Des femmes faisant office de pasteurs
Comme tous les citoyens français, les pasteurs n’échappent pas à la mobilisation générale. Contraints d’abandonner leur ministère paroissial, ils ne sont plus en mesure d’assurer le service religieux de leur communauté. C’est pourquoi ils délèguent certaines tâches à leur épouse. Le 3 décembre 1914, l’Union Nationale des Églises réformées évangéliques de France adresse une missive à toutes les femmes de pasteurs, leur demandant de s’acquitter des missions incombant à leur mari. Ainsi, la mobilisation des femmes de pasteurs pendant la guerre résulte d’une volonté qui émane non seulement des individus, mais aussi des autorités religieuses.
En l’absence des pasteurs, leurs femmes sont chargées de « visiter les membres de la communauté, de s’occuper des malades, des Écoles du dimanche et du jeudi, de veiller à la bonne tenue des lieux de culte et des registres […] et favoriser l’ordre, l’union et la vie » au sein de la communauté protestante. Mais il s’agit là des missions déjà traditionnellement déléguées par les pasteurs à leur femme.
Néanmoins, certaines d’entre elles prennent des initiatives personnelles pour maintenir le bon fonctionnement de la paroisse. Elles assurent courageusement le ministère du culte, en procédant aux baptêmes, mariages ou inhumations des fidèles, ainsi qu’à la perception des cotisations. Leur liberté d’action reste toutefois limitée, car certaines prérogatives religieuses demeurent exclusivement réservées au sexe masculin, comme donner la Sainte Cène.
Le rôle des femmes de pasteurs pendant la Grande Guerre a donc été considérable, d’autant plus qu’il ne se limitait pas à remplir les missions de leurs époux mobilisés. « La tâche est quelque fois lourde car il faut tout concilier, la famille et l’Église, le dedans et le dehors…», avoue à la fin de l’année 1916 une mère de famille à Marguerite de Witt-Schlumberger, à l’occasion d’une vaste enquête sociologique réalisée par des journaux protestants.
Marguerite de Witt-Schlumberger, une femme protestante et militante
Hormis les femmes de pasteurs, d’autres femmes protestantes jouent un rôle remarquable pendant la guerre, comme Marguerite de Witt-Schlumberger (1853-1924), qui intervient sur la scène politique et fait entendre sa voix.

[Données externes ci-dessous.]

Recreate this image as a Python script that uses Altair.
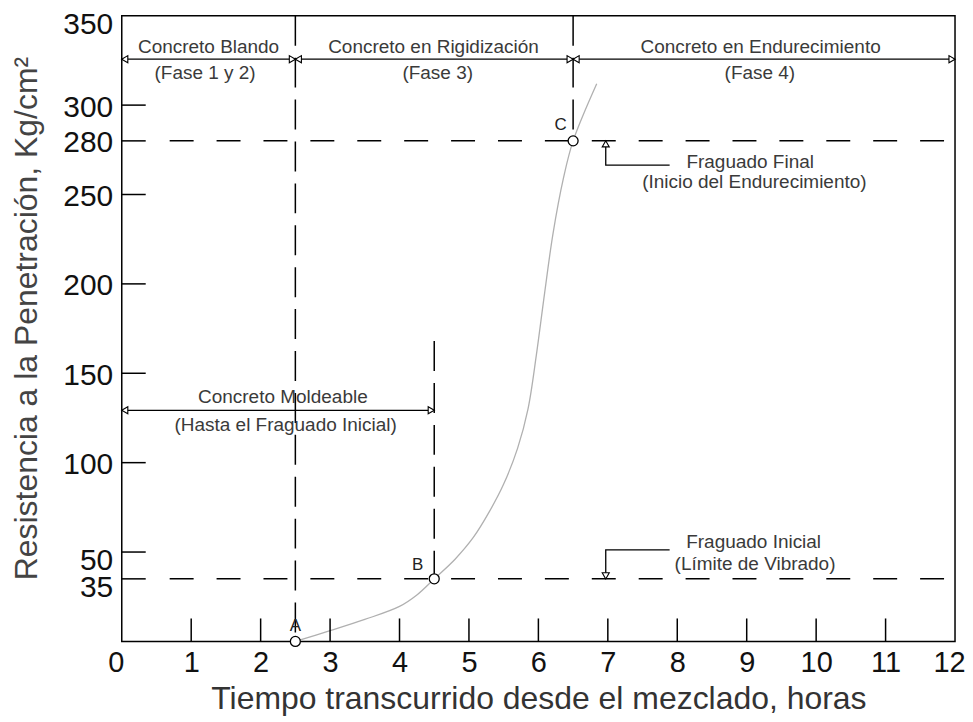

Jeune femme protestante, elle quitte sa Normandie natale en 1876 pour rejoindre son mari en Alsace, alors province allemande. Ils élèvent six enfants qui quittent l’Alsace progressivement avant la guerre. Par la suite, elle et son mari retournent en Normandie où, lorsque la guerre éclate, elle entreprend plusieurs actions militantes.
La première consiste à fonder une association qui vient en aide aux réfugiés et évacués alsaciens-lorrains. En effet, Marguerite, alsacienne par alliance, trouve scandaleux que les Belges et les habitants du Nord de la France bénéficient du statut de réfugiés dans les pays alliés alors que les Alsaciens-Lorrains n’ont pas ce droit car ils sont résidents d’une province allemande… Marguerite proteste, milite et obtient gain de cause.
Son second combat, le plus important, consiste à ouvrir des foyers pour l’accueil des soldats en permission : « Un lieu de détente, convivial, sans alcool dans une ambiance de neutralité confessionnelle et politique ». L’objectif de ces foyers est notamment de lutter contre les ravages de l’alcoolisme chez les soldats. Elle décide d’aller plus loin et mobilise l’État autour de cette question. Elle multiplie ses actions jusqu’à la fin de la guerre.
En définitive, le rôle des protestantes pendant la guerre n’a pas eu d’impact immédiat sur la place de la femme dans la société française. Bien que les femmes aient expérimenté une forme de liberté en l’absence de leurs époux, la fin de la guerre marque en effet un retour général au statu quo ante, et la femme reprend son rôle traditionnel. Cependant, certaines femmes, après avoir goûté à l’indépendance pendant la guerre, ne souhaitent plus revenir en arrière. En conflit avec leur époux, elles optent pour une solution radicale : le divorce. La contribution des femmes à l’effort de guerre entre 1914 et 1918 n’est pas récompensée proportionnellement à l’investissement fourni. Il faut attendre l’issue du second conflit mondial pour que les droits des femmes fassent un « réel bond en avant » : le droit de vote, refusé à plusieurs reprises par le Sénat au cours des années 1920 et 1930, leur est finalement accordé en 1944.